M.T. – Eu não estou aqui defendendo candidato nenhum, mas o candidato Índio [da Costa, vice de José Serra], por exemplo, vai lá e acusa o PT de ligações com a Farc. A reação do PT é abrir um processo no tribunal da Corte Suprema. Isso que eu acho a loucura brasileira. Essa, na verdade, seria a hora do PT rebater respondendo. Debatendo a posição dele diante das Farc. E não resolver uma questão ideológica com processo. O Brasil é o único país onde isso acontece. É um tremendo retrocesso a gente achar que a democracia brasileira vai crescer porque agora a gente pode ficar processando uns aos outros. É o contrário. Isso não acontece na França, nos Estados Unidos ou na Inglaterra: um partido ser acusado e ele apresentar um processo porque alguém deu aquela declaração. Esse, na verdade, deveria ser o momento do debate. Dos esclarecimentos públicos. E não de abrir um processo para que o juiz decida se aquilo foi ou não agressão.

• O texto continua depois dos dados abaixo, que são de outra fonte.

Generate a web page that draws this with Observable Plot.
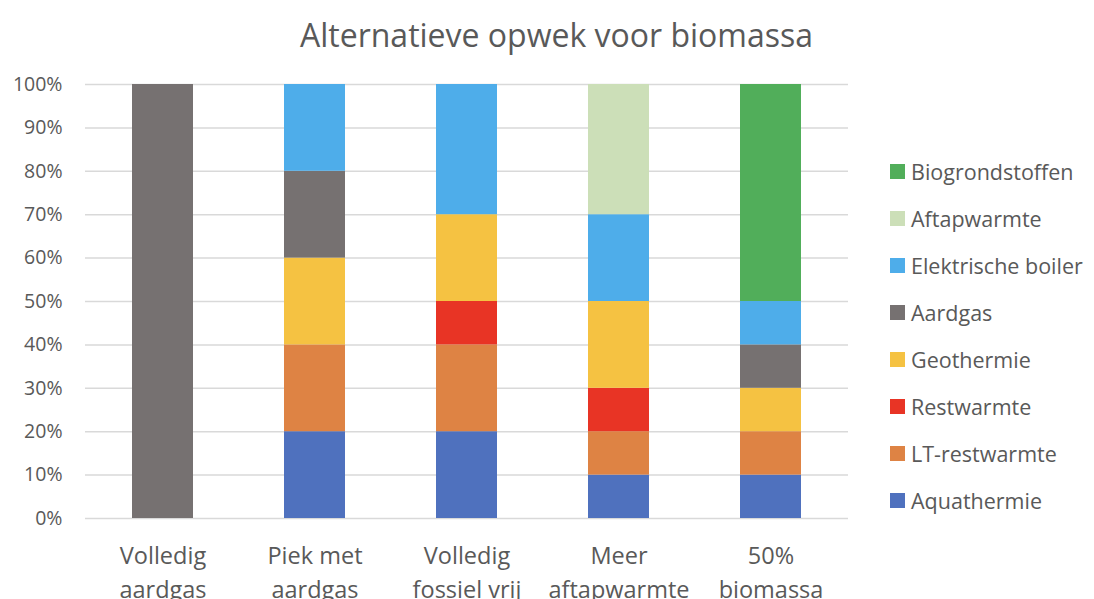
<!DOCTYPE html>
<html>
<head>
<meta charset="utf-8">
<script src="https://cdn.jsdelivr.net/npm/d3@7"></script>
<script src="https://cdn.jsdelivr.net/npm/@observablehq/plot@0.6"></script>
<style>
  body { margin: 0; background: #fff; font-family: "Open Sans", sans-serif; }
  #wrap { position: relative; width: 1094px; height: 599px; overflow: hidden; }
  #title { position: absolute; left: 0; top: 13px; width: 1113px; text-align: center; font-size: 32px; line-height: 44px; color: #595959; }
  #chart { position: absolute; left: 0; top: 60px; }
  #legend { position: absolute; left: 890px; top: 148.5px; }
  .item { display: flex; align-items: center; height: 46.9px; font-size: 21.5px; color: #595959; white-space: nowrap; }
  .sw { width: 15px; height: 15px; margin-right: 6px; flex: none; }
</style>
</head>
<body>
<div id="wrap">
  <div id="title">Alternatieve opwek voor biomassa</div>
  <div id="chart"></div>
  <div id="legend"></div>
</div>
<script>
const categories = ["Volledig aardgas", "Piek met aardgas", "Volledig fossiel vrij", "Meer aftapwarmte", "50% biomassa"];
const categoryLabels = ["Volledig\naardgas", "Piek met\naardgas", "Volledig\nfossiel vrij", "Meer\naftapwarmte", "50%\nbiomassa"];
const series = ["Aquathermie", "LT-restwarmte", "Restwarmte", "Geothermie", "Aardgas", "Elektrische boiler", "Aftapwarmte", "Biogrondstoffen"];
const colors = ["#4F71BE", "#DE8344", "#E83425", "#F5C242", "#767171", "#4EADEA", "#CCDFB8", "#51AE5A"];
// values per series, per category (percent)
const Aquathermie      = [0, 20, 20, 10, 10];
const LTrestwarmte     = [0, 20, 20, 10, 10];
const Restwarmte       = [0, 0, 10, 10, 0];
const Geothermie       = [0, 20, 20, 20, 10];
const Aardgas          = [100, 20, 0, 0, 10];
const ElektrischeBoiler= [0, 20, 30, 20, 10];
const Aftapwarmte      = [0, 0, 0, 30, 0];
const Biogrondstoffen  = [0, 0, 0, 0, 50];
const yTicks = [0, 10, 20, 30, 40, 50, 60, 70, 80, 90, 100];

const valuesBySeries = [Aquathermie, LTrestwarmte, Restwarmte, Geothermie, Aardgas, ElektrischeBoiler, Aftapwarmte, Biogrondstoffen];
const data = [];
series.forEach((s, i) => categories.forEach((c, j) => {
  if (valuesBySeries[i][j] > 0) data.push({category: c, series: s, value: valuesBySeries[i][j]});
}));

const chart = Plot.plot({
  width: 1094,
  height: 539,
  marginLeft: 85,
  marginRight: 246,
  marginTop: 24,
  marginBottom: 81,
  style: {fontFamily: "'Open Sans', sans-serif", color: "#595959", background: "#fff"},
  x: {domain: categories, paddingInner: 0.6, paddingOuter: 0.3, label: null},
  y: {domain: [0, 100], label: null},
  color: {domain: series, range: colors},
  marks: [
    Plot.gridY(yTicks, {stroke: "#D9D9D9", strokeOpacity: 1, strokeWidth: 1.5}),
    Plot.barY(data, {x: "category", y: "value", fill: "series", order: series}),
    Plot.axisY({ticks: yTicks, tickSize: 0, tickPadding: 23, tickFormat: d => d + "%", fontSize: 19.5, fill: "#595959", label: null}),
    Plot.axisX({tickSize: 0, tickPadding: 22, fontSize: 23.5, lineHeight: 1.42, fill: "#595959", label: null,
      tickFormat: d => categoryLabels[categories.indexOf(d)]})
  ]
});
document.getElementById("chart").appendChild(chart);

const legend = document.getElementById("legend");
series.slice().reverse().forEach(s => {
  const it = document.createElement("div");
  it.className = "item";
  const sw = document.createElement("div");
  sw.className = "sw";
  sw.style.background = colors[series.indexOf(s)];
  const t = document.createElement("span");
  t.textContent = s;
  it.appendChild(sw); it.appendChild(t);
  legend.appendChild(it);
});
</script>
</body>
</html>
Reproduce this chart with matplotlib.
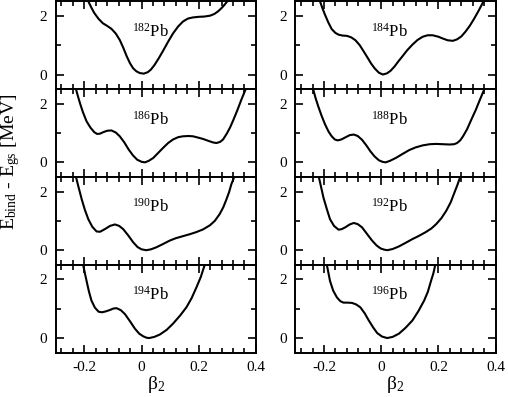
import numpy as np
import matplotlib
matplotlib.use("Agg")
import matplotlib.pyplot as plt
from matplotlib.ticker import MultipleLocator

plt.rcParams['font.family'] = ['Liberation Serif', 'DejaVu Serif']
plt.rcParams['mathtext.fontset'] = 'custom'
plt.rcParams['mathtext.rm'] = 'Liberation Serif'
plt.rcParams['mathtext.it'] = 'Liberation Serif:italic'
plt.rcParams['axes.unicode_minus'] = False

# beta_2 deformation vs E_bind - E_gs [MeV]
nuclei = ["182", "184", "186", "188", "190", "192", "194", "196"]

beta_182 = [-0.186, -0.175, -0.165, -0.15, -0.135, -0.12, -0.105, -0.09, -0.076,
            -0.064, -0.052, -0.04, -0.029, -0.018, -0.006, 0.008, 0.022, 0.033,
            0.045, 0.06, 0.076, 0.093, 0.11, 0.128, 0.145, 0.162, 0.18, 0.2,
            0.22, 0.24, 0.255, 0.268, 0.28, 0.29, 0.30]
e_182 = [2.50, 2.28, 2.10, 1.90, 1.75, 1.66, 1.56, 1.40, 1.18,
         0.92, 0.63, 0.38, 0.21, 0.11, 0.05, 0.03, 0.08, 0.17,
         0.32, 0.55, 0.82, 1.12, 1.40, 1.64, 1.81, 1.91, 1.95, 1.97,
         1.98, 2.01, 2.07, 2.16, 2.27, 2.38, 2.50]

beta_184 = [-0.214, -0.205, -0.196, -0.185, -0.173, -0.16, -0.149, -0.135, -0.12,
            -0.105, -0.09, -0.075, -0.062, -0.048, -0.035, -0.022, -0.008, 0.006,
            0.02, 0.033, 0.047, 0.06, 0.074, 0.09, 0.109, 0.127, 0.145, 0.162,
            0.18, 0.2, 0.215, 0.232, 0.25, 0.265, 0.28, 0.295, 0.31, 0.325,
            0.34, 0.355, 0.362]
e_184 = [2.50, 2.25, 2.03, 1.78, 1.55, 1.42, 1.36, 1.33, 1.32,
         1.27, 1.17, 1.00, 0.80, 0.58, 0.37, 0.20, 0.06, 0.0,
         0.04, 0.13, 0.28, 0.45, 0.62, 0.82, 1.02, 1.18, 1.29, 1.34,
         1.34, 1.29, 1.23, 1.17, 1.15, 1.20, 1.30, 1.47, 1.67, 1.91,
         2.17, 2.45, 2.55]

beta_186 = [-0.229, -0.222, -0.215, -0.205, -0.192, -0.178, -0.165, -0.155, -0.145,
            -0.134, -0.12, -0.105, -0.09, -0.076, -0.06, -0.045, -0.03, -0.015,
            0.0, 0.012, 0.025, 0.041, 0.058, 0.076, 0.093, 0.11, 0.128, 0.145,
            0.165, 0.18, 0.2, 0.215, 0.235, 0.25, 0.262, 0.275, 0.285, 0.298,
            0.31, 0.322, 0.335, 0.349, 0.362, 0.366]
e_186 = [2.50, 2.25, 2.02, 1.72, 1.40, 1.18, 1.03, 0.97, 0.98,
         1.03, 1.08, 1.09, 1.02, 0.89, 0.68, 0.44, 0.24, 0.09,
         0.02, 0.0, 0.05, 0.15, 0.32, 0.50, 0.66, 0.78, 0.86, 0.89,
         0.90, 0.89, 0.84, 0.80, 0.73, 0.68, 0.66, 0.70, 0.78, 0.98,
         1.20, 1.47, 1.78, 2.14, 2.45, 2.55]

beta_188 = [-0.238, -0.229, -0.22, -0.208, -0.196, -0.184, -0.173, -0.162, -0.152,
            -0.14, -0.126, -0.11, -0.096, -0.082, -0.067, -0.052, -0.038, -0.023,
            -0.008, 0.004, 0.015, 0.03, 0.051, 0.075, 0.098, 0.12, 0.145, 0.17,
            0.192, 0.215, 0.239, 0.255, 0.265, 0.276, 0.286, 0.3, 0.315, 0.33,
            0.345, 0.357, 0.362]
e_188 = [2.50, 2.18, 1.91, 1.58, 1.29, 1.05, 0.89, 0.78, 0.75,
         0.78, 0.85, 0.93, 0.95, 0.90, 0.77, 0.58, 0.38, 0.20,
         0.07, 0.02, 0.0, 0.05, 0.15, 0.29, 0.42, 0.51, 0.58, 0.62,
         0.63, 0.62, 0.61, 0.62, 0.66, 0.75, 0.89, 1.13, 1.46, 1.78,
         2.14, 2.42, 2.55]

beta_190 = [-0.229, -0.22, -0.209, -0.198, -0.186, -0.172, -0.157, -0.145, -0.128,
            -0.11, -0.093, -0.078, -0.064, -0.046, -0.029, -0.014, 0.0, 0.017,
            0.033, 0.052, 0.075, 0.099, 0.12, 0.145, 0.17, 0.192, 0.215, 0.239,
            0.256, 0.273, 0.286, 0.297, 0.306, 0.314, 0.326]
e_190 = [2.50, 2.15, 1.74, 1.38, 1.06, 0.80, 0.64, 0.63, 0.72,
         0.83, 0.88, 0.83, 0.72, 0.50, 0.27, 0.11, 0.03, 0.0,
         0.03, 0.10, 0.21, 0.33, 0.41, 0.48, 0.55, 0.62, 0.71, 0.85,
         1.00, 1.23, 1.47, 1.74, 1.98, 2.25, 2.55]

beta_192 = [-0.218, -0.21, -0.202, -0.19, -0.179, -0.165, -0.149, -0.138, -0.126,
            -0.11, -0.096, -0.082, -0.067, -0.05, -0.032, -0.016, -0.002, 0.01,
            0.021, 0.04, 0.062, 0.085, 0.109, 0.13, 0.156, 0.175, 0.192, 0.21,
            0.227, 0.243, 0.256, 0.266, 0.276]
e_192 = [2.50, 2.15, 1.80, 1.40, 1.06, 0.83, 0.70, 0.72, 0.78,
         0.88, 0.93, 0.89, 0.78, 0.56, 0.33, 0.16, 0.06, 0.02,
         0.0, 0.04, 0.13, 0.25, 0.38, 0.48, 0.62, 0.74, 0.89, 1.09,
         1.34, 1.64, 1.97, 2.22, 2.50]

beta_194 = [-0.204, -0.198, -0.192, -0.184, -0.175, -0.163, -0.15, -0.138, -0.125,
            -0.11, -0.098, -0.087, -0.072, -0.058, -0.04, -0.023, -0.008, 0.006,
            0.018, 0.027, 0.045, 0.064, 0.088, 0.11, 0.135, 0.157, 0.175, 0.192,
            0.207, 0.221]
e_194 = [2.50, 2.22, 1.95, 1.60, 1.28, 1.04, 0.90, 0.88, 0.91,
         0.96, 1.01, 1.02, 0.95, 0.82, 0.57, 0.32, 0.15, 0.06,
         0.01, 0.0, 0.04, 0.12, 0.28, 0.49, 0.77, 1.05, 1.36, 1.73,
         2.08, 2.50]

beta_196 = [-0.19, -0.184, -0.179, -0.168, -0.155, -0.143, -0.132, -0.118, -0.102,
            -0.088, -0.073, -0.058, -0.044, -0.028, -0.014, 0.003, 0.021, 0.04,
            0.062, 0.085, 0.109, 0.13, 0.15, 0.163, 0.174, 0.182, 0.189]
e_196 = [2.50, 2.20, 1.95, 1.62, 1.39, 1.26, 1.21, 1.21, 1.20,
         1.15, 1.05, 0.85, 0.61, 0.36, 0.17, 0.05, 0.0, 0.04,
         0.15, 0.35, 0.60, 0.92, 1.28, 1.58, 1.95, 2.20, 2.50]

betas = [beta_182, beta_184, beta_186, beta_188, beta_190, beta_192, beta_194, beta_196]
energies = [e_182, e_184, e_186, e_188, e_190, e_192, e_194, e_196]

fig, axs = plt.subplots(4, 2, figsize=(5.08, 3.97), dpi=100, sharex=True)
fig.subplots_adjust(left=0.1096, right=0.9757, top=0.9967, bottom=0.1116,
                    hspace=0, wspace=0.197)

for i, ax in enumerate(axs.flat):
    ax.plot(betas[i], energies[i], color='black', lw=1.5)
    ax.text(0.03, 1.3, r"$^{%s}$Pb" % nuclei[i], ha='center', va='baseline',
            fontsize=12)
    ax.set_xlim(-0.3, 0.4)
    ax.set_ylim(-0.5, 2.5)
    ax.xaxis.set_major_locator(MultipleLocator(0.2))
    ax.xaxis.set_minor_locator(MultipleLocator(0.04))
    ax.yaxis.set_major_locator(MultipleLocator(2))
    ax.yaxis.set_minor_locator(MultipleLocator(1))
    ax.tick_params(which='both', direction='in', top=True, right=True,
                   width=1.2, labelsize=11, pad=6)
    ax.tick_params(which='major', length=6)
    ax.tick_params(which='minor', length=3.5)
    for sp in ax.spines.values():
        sp.set_linewidth(1.4)

for ax in axs[-1]:
    ax.set_xticks([-0.2, 0, 0.2, 0.4])
    ax.set_xticklabels(["-0.2", "0", "0.2", "0.4"])
    ax.set_xlabel("β$_2$", fontsize=14, labelpad=0)

fig.text(0.02, 0.592, "E$_{\\mathrm{bind}}$ - E$_{\\mathrm{gs}}$ [MeV]",
         rotation=90, ha='center', va='center', fontsize=14)

fig.savefig("out.png", dpi=100)
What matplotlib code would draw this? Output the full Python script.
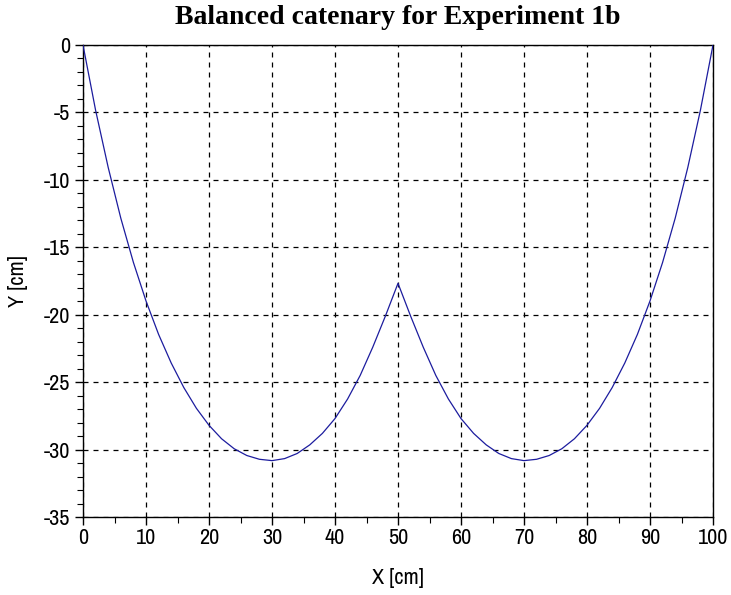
import matplotlib
matplotlib.use("Agg")
import matplotlib.pyplot as plt
from matplotlib.ticker import MultipleLocator
from matplotlib import font_manager

plt.rcParams['axes.unicode_minus'] = False

# Data (x in cm, y in cm)
x_cm = list(range(0, 101, 2))
y_cm = [0.0, -4.84, -9.08, -12.84, -16.12, -18.98, -21.46, -23.58, -25.40, -26.94,
        -28.20, -29.20, -29.94, -30.44, -30.72, -30.82, -30.67, -30.29, -29.65, -28.80,
        -27.70, -26.25, -24.50, -22.40, -20.10, -17.67,
        -20.10, -22.40, -24.50, -26.25, -27.70, -28.80, -29.65, -30.29, -30.67, -30.82,
        -30.72, -30.44, -29.94, -29.20, -28.20, -26.94, -25.40, -23.58, -21.46, -18.98,
        -16.12, -12.84, -9.08, -4.84, 0.0]

x_ticks = [0, 10, 20, 30, 40, 50, 60, 70, 80, 90, 100]
y_ticks = [0, -5, -10, -15, -20, -25, -30, -35]

title = "Balanced catenary for Experiment 1b"
xlabel = "X [cm]"
ylabel = "Y [cm]"

# look for a condensed sans font if one is installed
cond = None
for f in font_manager.fontManager.ttflist:
    n = f.name
    if ('Narrow' in n or 'Condensed' in n) and 'Mono' not in n and 'Serif' not in n:
        cond = n
        break
if cond is None:
    for f in font_manager.fontManager.ttflist:
        if f.name in ('DejaVu Sans', 'Liberation Sans') and f.stretch in ('condensed', 'semi-condensed', 'extra-condensed'):
            cond = f.name
            break
sans = [cond] if cond else []
sans += ['Liberation Sans', 'DejaVu Sans']

fig = plt.figure(figsize=(7.31, 5.95), dpi=100)
ax = fig.add_axes([83/731, 1-517/595, (713-83)/731, (517-45)/595])

ax.plot(x_cm, y_cm, color='#1c1c9e', linewidth=0.9, zorder=3)

ax.set_xlim(0, 100)
ax.set_ylim(-35, 0)
ax.set_xticks(x_ticks)
ax.set_yticks(y_ticks)
ax.xaxis.set_minor_locator(MultipleLocator(5))
ax.yaxis.set_minor_locator(MultipleLocator(1))

ax.grid(True, which='major', color='black', linestyle=(0, (4, 4)), linewidth=0.9)
ax.tick_params(which='major', direction='out', length=6, width=1, colors='black',
               labelsize=16, top=False, right=False)
ax.tick_params(axis='x', which='major', pad=2)
ax.tick_params(axis='y', which='major', pad=3)
ax.tick_params(which='minor', direction='out', length=4, width=0.8, top=False, right=False)
for lab in ax.get_xticklabels() + ax.get_yticklabels():
    lab.set_family(sans)
    lab.set_stretch('condensed')

for s in ax.spines.values():
    s.set_linewidth(1.0)
    s.set_color('black')

fig.text(398/731, 1-18/595, title, ha='center', va='center',
         fontsize=20, fontweight='bold', family=['Liberation Serif', 'DejaVu Serif'])
fig.text(398/731, 1-578/595, xlabel, ha='center', va='center', fontsize=16,
         family=sans, stretch='condensed')
fig.text(18/731, 1-281/595, ylabel, ha='center', va='center', fontsize=16,
         rotation=90, family=sans, stretch='condensed')

fig.savefig("out.png", dpi=100)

Pela forma como o TSE se posicionou sobre a Lei eleitoral, podemos dizer então que essa eleição será marcada pela a ausência de humor. O limite imposto intimidará as coberturas?


M.T. – Eu sou um rapaz relativamente velhinho já. Cobri as Diretas Já. E acredito que não seja a hora, depois de tantos anos, de temermos a democracia. Ou de uma emissora ter medo da multa. Se não, é aquele jogador que não entra em campo porque tem medo do cartão amarelo ou vermelho. Uma emissora ou rádio, que tem a consciência que ela faz uma cobertura equilibrada, mesmo que seja ousada, como faz o CQC, terá consciência que faz dentro da Lei, com justiça, com bom senso, e sobretudo, aberta à crítica, que é o nosso ponto principal do CQC. O CQC está aberto o tempo inteiro para ser criticado inclusive pelos políticos. O [José] Genoíno [deputado do PT de São Paulo], por exemplo, não fala com a gente, mas o microfone está permanentemente aberto. Inclusive para ele explicar o fato de não falar com a gente. E para mim, o Genoíno é um símbolo dessa ignorância e postura autoritária. Quer dizer, ele que, para mim – eu falo inclusivamente isso pessoalmente – era o símbolo de um cara bem humorado, pois já o entrevistei várias vezes. O Genoíno era o porta-voz da esquerda na direita. Era ele quem falava com Delfim, ACM. Ou seja, ele era o parlamentar na acepção da palavra. Mas virou uma pessoa autoritária, amarga e preconceituosa com relação ao humor.


Você encara a decisão do TSE como uma espécie de censura que te deixou amarrado para a cobertura jornalística das eleições desse ano?


M.T. – Eu não estou amarrado. E sugiro que ninguém deva se sentir amarrado. Porque se não, quando eu fazia reportagem em plena ditadura e o Figueiredo era o presidente, iria me sentir mais amarrado ainda. Eu não posso me sentir amarrado com a democracia atual e vigente no país. Acredito muito no bom senso do Serra, da Dilma, da Marina, do Plínio, de entenderem que nós devemos celebrar uma festa democrática. Se não, para que a gente fez todo esse avanço?